This article was originally published in The Economist on December 24, 2015.
The residents of Jesus’s birthplace, snug in their beds on Christmas Eve, will hope that the only unexpected visitor is wearing a red suit and coming down the chimney. At least 55 people have been burgled in the city of peace over the past two months. Some of the thefts were quite serious, with more than $64,000 lifted from a house in the suburb of Beit Jala on December 11th. There were just 230 thefts in all of 2013, the most recent year for which official data are available. So the past few weeks have seen a 43% increase in property crime.
Bethlehem, and the West Bank in general, remain remarkably safe by Western standards. In 2013 the rate of theft was less than 2 per 1,000 residents. London’s Metropolitan Police would be thrilled with those numbers: the rate in England and Wales was four times higher. But the crime wave in the little town of Bethlehem is a sign of how badly the Palestinian economy is faltering. The World Bank reported in September that GDP per capita across the occupied territories had shrunk for a third consecutive year.
The downturn has hit particularly hard in Bethlehem, which depends heavily on hundreds of thousands of tourists and pilgrims who visit annually. Officials had hoped for a bumper year in 2014. The devastating summer war between Israel and Palestinian militants in Gaza ruined their plans. And this holiday season has brought no relief, with a wave of Palestinian stabbings and vehicular attacks against Israelis since October scaring away visitors.
Hotels that often have 90% occupancy around Christmas are less than half full. The lobby of the Manger Square (pictured) hotel was deserted on a recent morning, save for a lone Russian priest tapping away on an iPad. “I haven’t had a single customer all week,” said Mustafa Alawi, an accountant who works as a tour guide because he cannot find work in his field.
A quarter of Bethlehem residents are jobless; more than 20% live below the poverty line. “We suffer from the highest rate of unemployment, of poverty, in the West Bank,” says the mayor, Vera Baboun. Many of the tourists who do visit stay for only a few hours. Israelis are barred from visiting Palestinian cities, but in 2010 the military allowed dozens of tour guides to cross the checkpoint from Jerusalem into Bethlehem.

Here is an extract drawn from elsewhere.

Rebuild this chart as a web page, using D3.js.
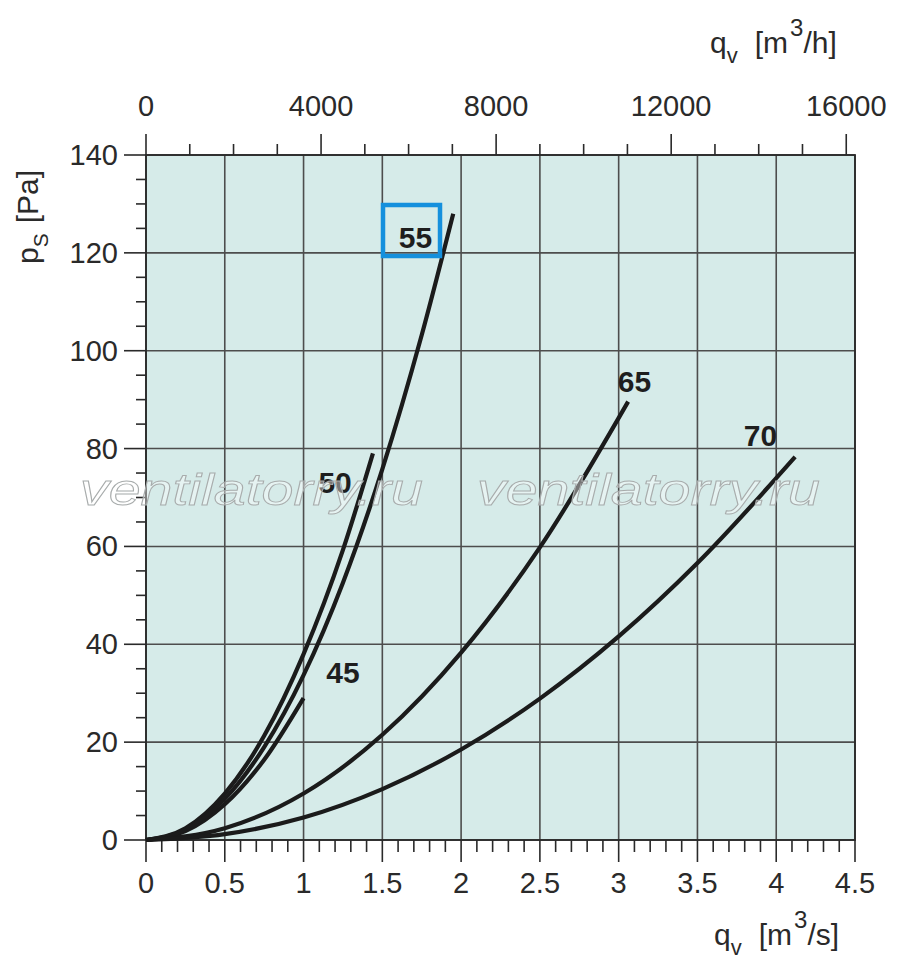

The Palestinian Authority (PA) welcomed that decision, calling it a sign of improved security in the occupied territories. The residents of Bethlehem did not rate it. Israeli coaches disgorge hundreds of passengers in Manger Square in the morning; after a quick tour, a souvenir stop, and perhaps a quick lunch, they return to Jerusalem.
Security concerns are only part of a wider malaise. With the political process and the job market both stagnant, a growing number of young people, even those with advanced degrees, are being forced into the informal economy, or to seek opportunity abroad—or, it seems, to rob their neighbours.
A few dozen thefts hardly seems the most pressing concern amidst a rash of violence that has killed 22 Israelis and more than 120 Palestinians (two-thirds of them attackers shot dead in the act). But Israeli officials describe the assailants as desperate young people with nothing to lose. Their profile sounds familiar on the increasingly mean streets of Jesus’s birthplace. “We have nothing to offer them,” Mr Alawi said. “What do you expect to happen?”